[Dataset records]
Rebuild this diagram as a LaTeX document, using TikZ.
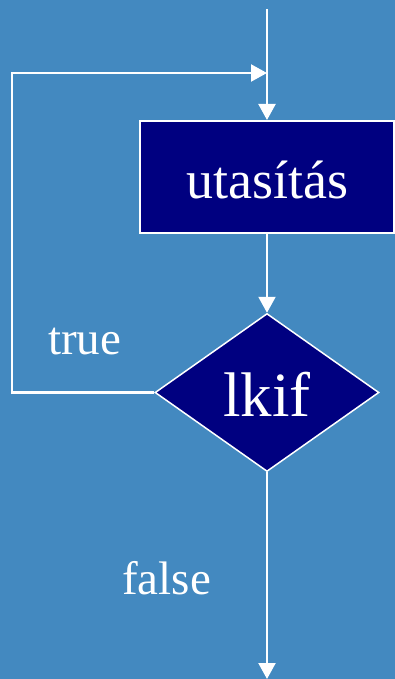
\documentclass[tikz,border=0pt]{standalone}
\usepackage{fontspec}
\setmainfont{Liberation Serif}
\usetikzlibrary{arrows.meta,shapes.geometric}
\definecolor{bgblue}{RGB}{67,137,192}
\definecolor{boxnavy}{RGB}{0,0,128}
\tikzset{
  flow/.style={draw=white, line width=2.2pt, -{Triangle[length=16pt,width=17pt]}},
  stmt/.style={rectangle, draw=white, line width=2pt, fill=boxnavy, text=white,
    minimum width=254pt, minimum height=112pt, inner sep=0pt,
    text height=42pt, text depth=0pt,
    font=\fontsize{54}{60}\selectfont},
  cond/.style={diamond, draw=white, line width=1.5pt, fill=boxnavy, text=white,
    minimum width=224pt, minimum height=158pt, inner sep=0pt,
    text height=48pt, text depth=0pt,
    font=\fontsize{63}{70}\selectfont},
  lbl/.style={text=white, inner sep=0pt, anchor=base west, font=\fontsize{47}{52}\selectfont}
}
\begin{document}
\begin{tikzpicture}[x=1pt, y=-1pt]
  \fill[bgblue] (0,0) rectangle (395,679);
  \useasboundingbox (0,0) rectangle (395,679);

  \node[stmt] (box) at (267,177) {utasítás};
  \node[cond] (d) at (267,392.5) {lkif};

  \coordinate (start) at (267,9);
  \coordinate (join) at (267,73);
  \coordinate (loopL) at (12,73);
  \coordinate (exit) at (267,679);

  % entry and loop back
  \draw[flow] (start) -- (box.north);
  \draw[flow] (d.west) -| (loopL) -- (join);
  % body to condition, condition to exit
  \draw[flow] (box.south) -- (d.north);
  \draw[flow] (d.south) -- (exit);

  \node[lbl] (t) at (48,354) {true};
  \node[lbl] (f) at (122,594) {false};
\end{tikzpicture}
\end{document}
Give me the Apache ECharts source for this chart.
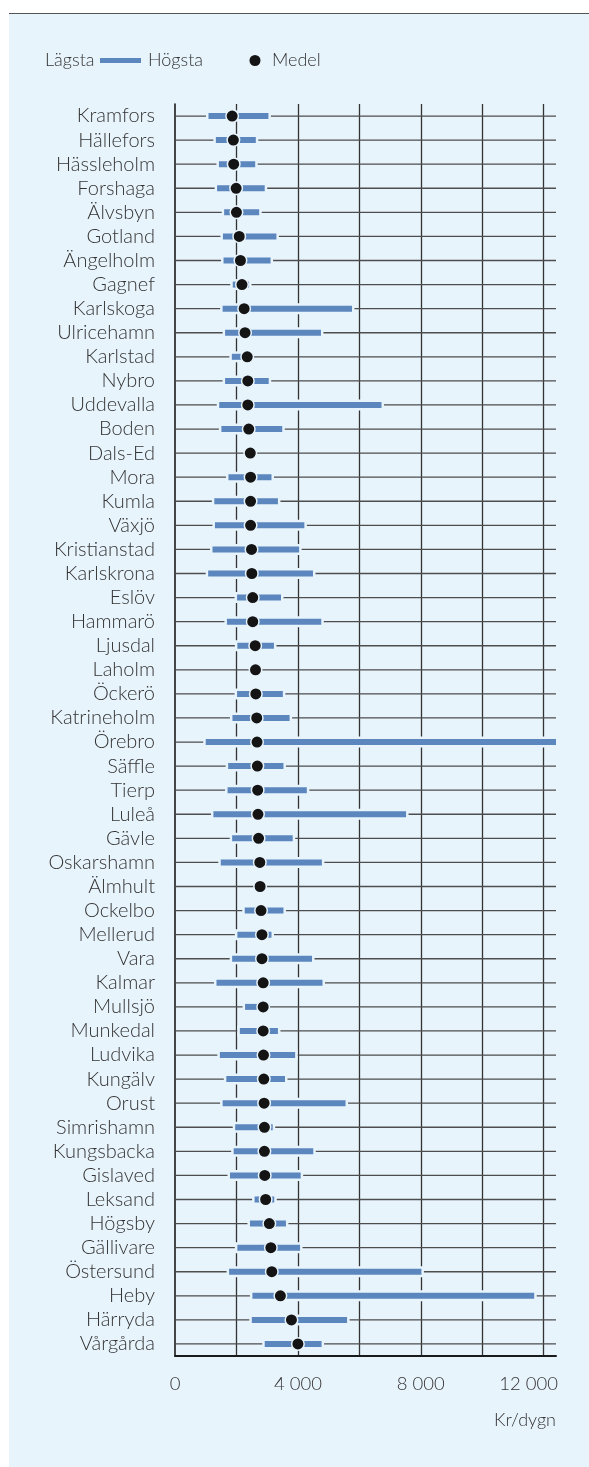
<!DOCTYPE html>
<html>
<head>
<meta charset="utf-8">
<script src="https://cdn.jsdelivr.net/npm/echarts@6/dist/echarts.min.js"></script>
<style>
  html, body { margin: 0; padding: 0; background: #ffffff; }
  #panel { position: absolute; left: 9px; top: 13px; width: 580px; height: 1454px;
           background: #e8f4fc; border-top: 1.5px solid #555; }
  #chart { position: absolute; left: 0; top: 0; width: 589px; height: 1467px; }
</style>
</head>
<body>
<div id="panel"></div>
<div id="chart"></div>
<script>
// kommuner, sorterade efter medelvärde
var kommuner = ["Kramfors", "Hällefors", "Hässleholm", "Forshaga", "Älvsbyn", "Gotland", "Ängelholm", "Gagnef",
  "Karlskoga", "Ulricehamn", "Karlstad", "Nybro", "Uddevalla", "Boden", "Dals-Ed", "Mora", "Kumla", "Växjö",
  "Kristianstad", "Karlskrona", "Eslöv", "Hammarö", "Ljusdal", "Laholm", "Öckerö", "Katrineholm", "Örebro",
  "Säffle", "Tierp", "Luleå", "Gävle", "Oskarshamn", "Älmhult", "Ockelbo", "Mellerud", "Vara", "Kalmar",
  "Mullsjö", "Munkedal", "Ludvika", "Kungälv", "Orust", "Simrishamn", "Kungsbacka", "Gislaved", "Leksand",
  "Högsby", "Gällivare", "Östersund", "Heby", "Härryda", "Vårgårda"];

// kr/dygn (null = bara ett värde)
var lagsta = [1090, 1330, 1430, 1370, 1600, 1560, 1580, 1880, 1550, 1630, 1850, 1630, 1440, 1510, null, 1740,
  1280, 1300, 1220, 1080, 2020, 1690, 2030, null, 2020, 1870, 1000, 1730, 1710, 1250, 1860, 1490, null, 2270,
  2030, 1860, 1350, 2280, 2110, 1460, 1670, 1550, 1960, 1910, 1790, 2590, 2440, 2030, 1760, 2520, 2500, 2920];
var hogsta = [3040, 2630, 2610, 2920, 2740, 3300, 3110, 2410, 5760, 4750, 2450, 3050, 6720, 3490, null, 3140,
  3350, 4210, 4040, 4490, 3450, 4760, 3220, null, 3510, 3730, 12400, 3530, 4290, 7520, 3830, 4780, null, 3530,
  3140, 4460, 4800, 2950, 3350, 3910, 3580, 5550, 3180, 4500, 4090, 3230, 3610, 4070, 8020, 11690, 5600, 4770];
var medel = [1860, 1900, 1910, 1990, 2000, 2090, 2130, 2180, 2250, 2280, 2350, 2370, 2370, 2400, 2450, 2460,
  2460, 2460, 2490, 2500, 2530, 2530, 2610, 2620, 2630, 2660, 2670, 2680, 2690, 2700, 2720, 2760, 2770, 2800,
  2830, 2830, 2870, 2870, 2870, 2880, 2890, 2900, 2910, 2910, 2920, 2950, 3070, 3120, 3150, 3430, 3790, 4000];

var xTicks = [0, 4000, 8000, 12000];

var BG = "#e8f4fc";
var BLUE = "#5b86be";
var FONT = "Lato, 'Open Sans', sans-serif";
var TXT = "#333333";

var myChart = echarts.init(document.getElementById("chart"));

var rangeData = kommuner.map(function (k, i) { return [i, lagsta[i], hogsta[i]]; });
var rowData = kommuner.map(function (k, i) { return [i]; });
var dotData = kommuner.map(function (k, i) { return [medel[i], i]; });

function fmt(v) {
  return String(v).replace(/\B(?=(\d{3})+(?!\d))/g, " ");
}

var option = {
  animation: false,
  grid: { left: 175, right: 33, top: 104, bottom: 111, containLabel: false },
  xAxis: {
    type: "value",
    min: 0,
    max: 12400,
    interval: 2000,
    name: "Kr/dygn",
    nameLocation: "end",
    nameGap: 0,
    nameTextStyle: { fontFamily: FONT, fontWeight: 300, fontSize: 18, color: TXT, align: "right", verticalAlign: "top", padding: [55, 0, 0, 0] },
    axisLine: { show: true, lineStyle: { color: "#1a1a1a", width: 2 } },
    axisTick: { show: false },
    splitLine: { show: true, showMinLine: false, showMaxLine: false, lineStyle: { color: "#333", width: 1.3 } },
    axisLabel: {
      margin: 19,
      fontFamily: FONT,
      fontWeight: 300,
      fontSize: 18.5,
      color: TXT,
      formatter: function (v) {
        if (xTicks.indexOf(v) < 0) return "";
        if (v === xTicks[xTicks.length - 1]) return "{r|" + fmt(v) + "}";
        return fmt(v);
      },
      rich: { r: { fontFamily: FONT, fontWeight: 300, fontSize: 18.5, color: TXT, padding: [0, 30, 0, 0] } }
    }
  },
  yAxis: {
    type: "category",
    inverse: true,
    data: kommuner,
    axisLine: { show: true, lineStyle: { color: "#1a1a1a", width: 1.6 } },
    axisTick: { show: false },
    splitLine: { show: false },
    axisLabel: { interval: 0, margin: 20, fontFamily: FONT, fontWeight: 300, fontSize: 20, color: TXT }
  },
  graphic: [
    { type: "text", left: 45, top: 51, style: { text: "Lägsta", font: "300 18px " + FONT, fill: TXT } },
    { type: "rect", left: 100, top: 58, shape: { width: 41, height: 5 }, style: { fill: BLUE } },
    { type: "text", left: 148, top: 51, style: { text: "Högsta", font: "300 18px " + FONT, fill: TXT } },
    { type: "circle", left: 249.5, top: 55, shape: { r: 5.5 }, style: { fill: "#141414" } },
    { type: "text", left: 272, top: 51, style: { text: "Medel", font: "300 18px " + FONT, fill: TXT } }
  ],
  series: [
    {
      // horisontella linjer för varje kommun
      type: "custom",
      z: 1,
      silent: true,
      data: rowData,
      encode: { y: 0 },
      renderItem: function (params, api) {
        var p = api.coord([0, api.value(0)]);
        var cs = params.coordSys;
        return {
          type: "line",
          shape: { x1: cs.x, y1: p[1], x2: cs.x + cs.width, y2: p[1] },
          style: { stroke: "#4d4d4d", lineWidth: 1.3 }
        };
      }
    },
    {
      name: "Högsta",
      type: "custom",
      z: 2,
      clip: true,
      data: rangeData,
      encode: { x: [1, 2], y: 0 },
      renderItem: function (params, api) {
        var lo = api.value(1), hi = api.value(2);
        if (isNaN(lo) || isNaN(hi)) return null;
        var a = api.coord([lo, api.value(0)]);
        var b = api.coord([hi, api.value(0)]);
        var h = 6, pad = 2.5;
        return {
          type: "group",
          children: [
            { type: "rect", shape: { x: a[0] - pad, y: a[1] - h / 2 - pad, width: b[0] - a[0] + 2 * pad, height: h + 2 * pad }, style: { fill: BG } },
            { type: "rect", shape: { x: a[0], y: a[1] - h / 2, width: b[0] - a[0], height: h }, style: { fill: BLUE } }
          ]
        };
      }
    },
    {
      name: "Medel",
      type: "scatter",
      z: 3,
      data: dotData,
      symbol: "circle",
      symbolSize: 12.5,
      itemStyle: { color: "#141414", borderColor: BG, borderWidth: 1.5, opacity: 1 }
    }
  ]
};

option && myChart.setOption(option);
</script>
</body>
</html>
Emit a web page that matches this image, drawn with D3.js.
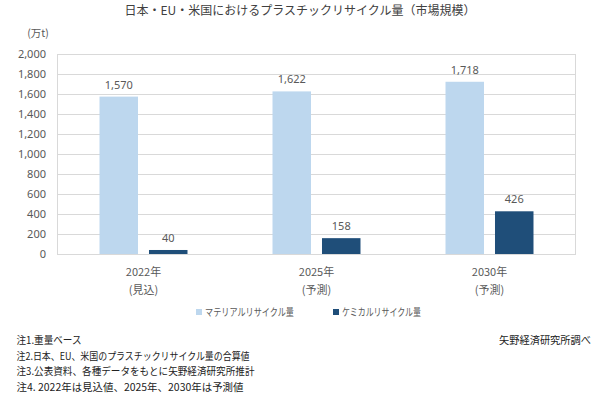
<!DOCTYPE html>
<html><head><meta charset="utf-8">
<script src="https://cdn.jsdelivr.net/npm/d3@7"></script>
<style>
html,body{margin:0;padding:0;background:#fff;}
svg{display:block;font-family:"Noto Sans CJK JP","Noto Sans",sans-serif;}
</style></head>
<body>
<svg id="chart" width="600" height="399"></svg>
<script>
const title = "日本・EU・米国におけるプラスチックリサイクル量（市場規模）";
const unitLabel = "(万t)";
const categories = ["2022年", "2025年", "2030年"];
const categorySub = ["(見込)", "(予測)", "(予測)"];
const seriesNames = ["マテリアルリサイクル量", "ケミカルリサイクル量"];
const materialValues = [1570, 1622, 1718];
const chemicalValues = [40, 158, 426];
const yTicks = [0, 200, 400, 600, 800, 1000, 1200, 1400, 1600, 1800, 2000];
const notes = [
  "注1.重量ベース",
  "注2.日本、EU、米国のプラスチックリサイクル量の合算値",
  "注3.公表資料、各種データをもとに矢野経済研究所推計",
  "注4. 2022年は見込値、2025年、2030年は予測値"
];
const source = "矢野経済研究所調べ";

const colors = ["#BDD7EE", "#1F4E79"];
const noteWidths = [65, 233, 238, 227];
const legendWidths = [89, 79];
const svg = d3.select("#chart");
const m = {left: 57, right: 576, top: 53.5, bottom: 254};

const x0 = d3.scaleBand().domain(categories).range([m.left, m.right]).paddingInner(0).paddingOuter(0);
const x1 = d3.scaleBand().domain(seriesNames).range([0, x0.bandwidth()]).paddingInner(0.222).paddingOuter(0.859);
const y = d3.scaleLinear().domain([0, 2000]).range([m.bottom, m.top]);

// title
svg.append("text").attr("x", 300).attr("y", 15).attr("text-anchor", "middle")
  .attr("font-size", 12).attr("fill", "#404040").text(title);
svg.append("text").attr("x", 38).attr("y", 37).attr("text-anchor", "middle")
  .attr("font-size", 10.5).attr("fill", "#595959").text(unitLabel);

// gridlines
svg.append("g").selectAll("line").data(yTicks).join("line")
  .attr("x1", m.left).attr("x2", m.right)
  .attr("y1", d => Math.round(y(d)) + 0.5).attr("y2", d => Math.round(y(d)) + 0.5)
  .attr("stroke", "#D9D9D9").attr("stroke-width", 1);
// side borders
svg.append("line").attr("x1", m.left + 0.5).attr("x2", m.left + 0.5)
  .attr("y1", Math.round(y(2000)) + 0.5).attr("y2", Math.round(y(0)) + 0.5).attr("stroke", "#D9D9D9");
svg.append("line").attr("x1", m.right - 0.5).attr("x2", m.right - 0.5)
  .attr("y1", Math.round(y(2000)) + 0.5).attr("y2", Math.round(y(0)) + 0.5).attr("stroke", "#D9D9D9");

// y axis
const yAxis = d3.axisLeft(y).tickValues(yTicks).tickFormat(d3.format(",")).tickSize(0).tickPadding(11);
const ga = svg.append("g").attr("transform", `translate(${m.left},0)`).call(yAxis);
ga.select(".domain").remove();
ga.selectAll("text").attr("font-size", 11).attr("fill", "#595959")
  .attr("font-family", "\"Noto Sans\",\"Noto Sans CJK JP\",sans-serif");

// bars
const data = categories.map((c, i) => ({cat: c, vals: [materialValues[i], chemicalValues[i]]}));
const groups = svg.append("g").selectAll("g").data(data).join("g")
  .attr("transform", d => `translate(${x0(d.cat)},0)`);
groups.selectAll("rect").data(d => d.vals.map((v, j) => ({s: seriesNames[j], v, j}))).join("rect")
  .attr("x", d => x1(d.s)).attr("width", x1.bandwidth())
  .attr("y", d => y(d.v)).attr("height", d => y(0) - y(d.v))
  .attr("fill", d => colors[d.j]);
groups.selectAll("text.val").data(d => d.vals.map((v, j) => ({s: seriesNames[j], v, j}))).join("text")
  .attr("class", "val")
  .attr("x", d => x1(d.s) + x1.bandwidth() / 2).attr("y", d => y(d.v) - 8)
  .attr("text-anchor", "middle").attr("font-size", 11).attr("fill", "#595959")
  .attr("font-family", "\"Noto Sans\",\"Noto Sans CJK JP\",sans-serif")
  .text(d => d3.format(",")(d.v));

// x labels
const xl = svg.append("g").selectAll("g").data(categories).join("g");
xl.append("text").attr("x", d => x0(d) + x0.bandwidth() / 2).attr("y", 276)
  .attr("text-anchor", "middle").attr("font-size", 11).attr("fill", "#595959").text(d => d);
xl.append("text").attr("x", d => x0(d) + x0.bandwidth() / 2).attr("y", 294)
  .attr("text-anchor", "middle").attr("font-size", 11).attr("fill", "#595959")
  .text((d, i) => categorySub[i]);

// legend
const legendX = [196, 333];
const lg = svg.append("g").selectAll("g").data(seriesNames).join("g")
  .attr("transform", (d, i) => `translate(${legendX[i]},312)`);
lg.append("rect").attr("x", 0).attr("y", -3).attr("width", 6).attr("height", 6)
  .attr("fill", (d, i) => colors[i]);
lg.append("text").attr("x", 9).attr("y", 4).attr("font-size", 10.5).attr("fill", "#595959")
  .attr("textLength", (d, i) => legendWidths[i]).attr("lengthAdjust", "spacingAndGlyphs")
  .text(d => d);

// notes
svg.append("g").selectAll("text").data(notes).join("text")
  .attr("x", 16.5).attr("y", (d, i) => 344 + i * 15.5)
  .attr("font-size", 10.5).attr("fill", "#222")
  .attr("textLength", (d, i) => noteWidths[i]).attr("lengthAdjust", "spacingAndGlyphs")
  .text(d => d);
svg.append("text").attr("x", 499).attr("y", 344)
  .attr("font-size", 10.5).attr("fill", "#222")
  .attr("textLength", 92).attr("lengthAdjust", "spacingAndGlyphs").text(source);
</script>
</body></html>
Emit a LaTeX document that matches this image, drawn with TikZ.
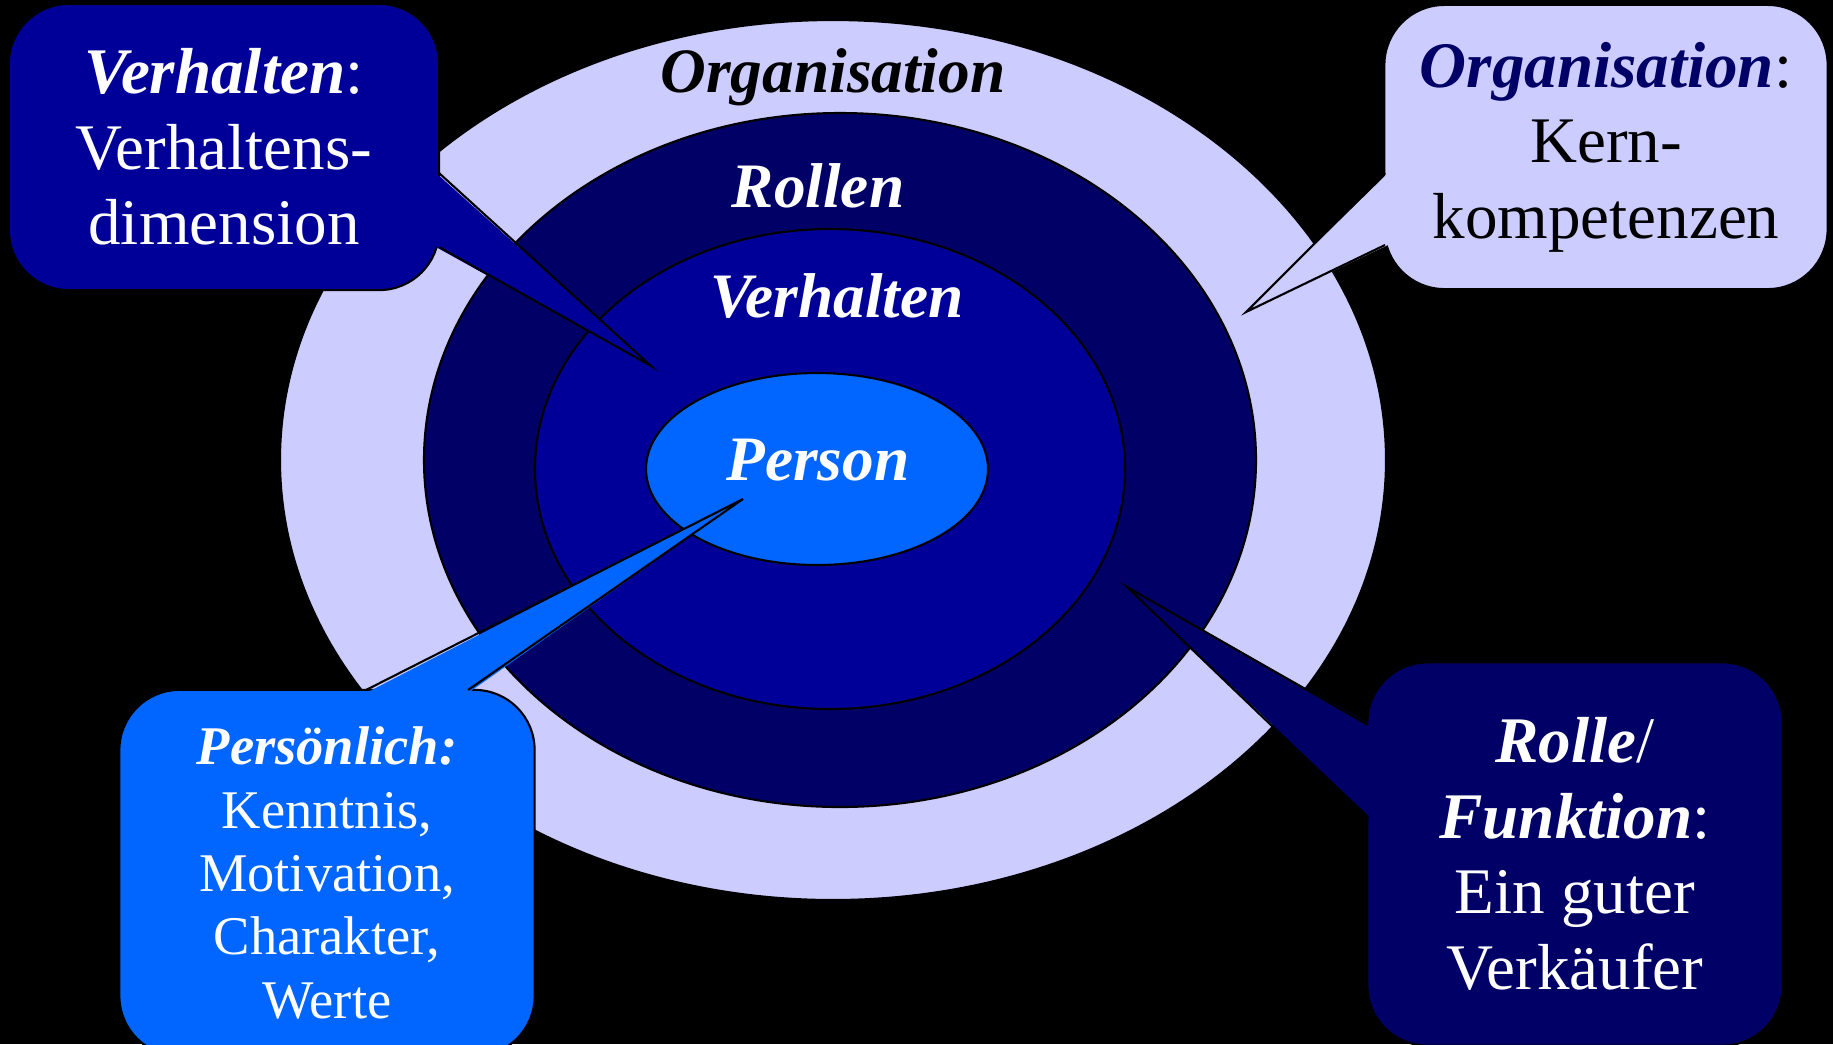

TASK DESCRIPTION:
Give the count of lines that hold the word "matches", with nothing added.

PROBLEM SOLUTION:
2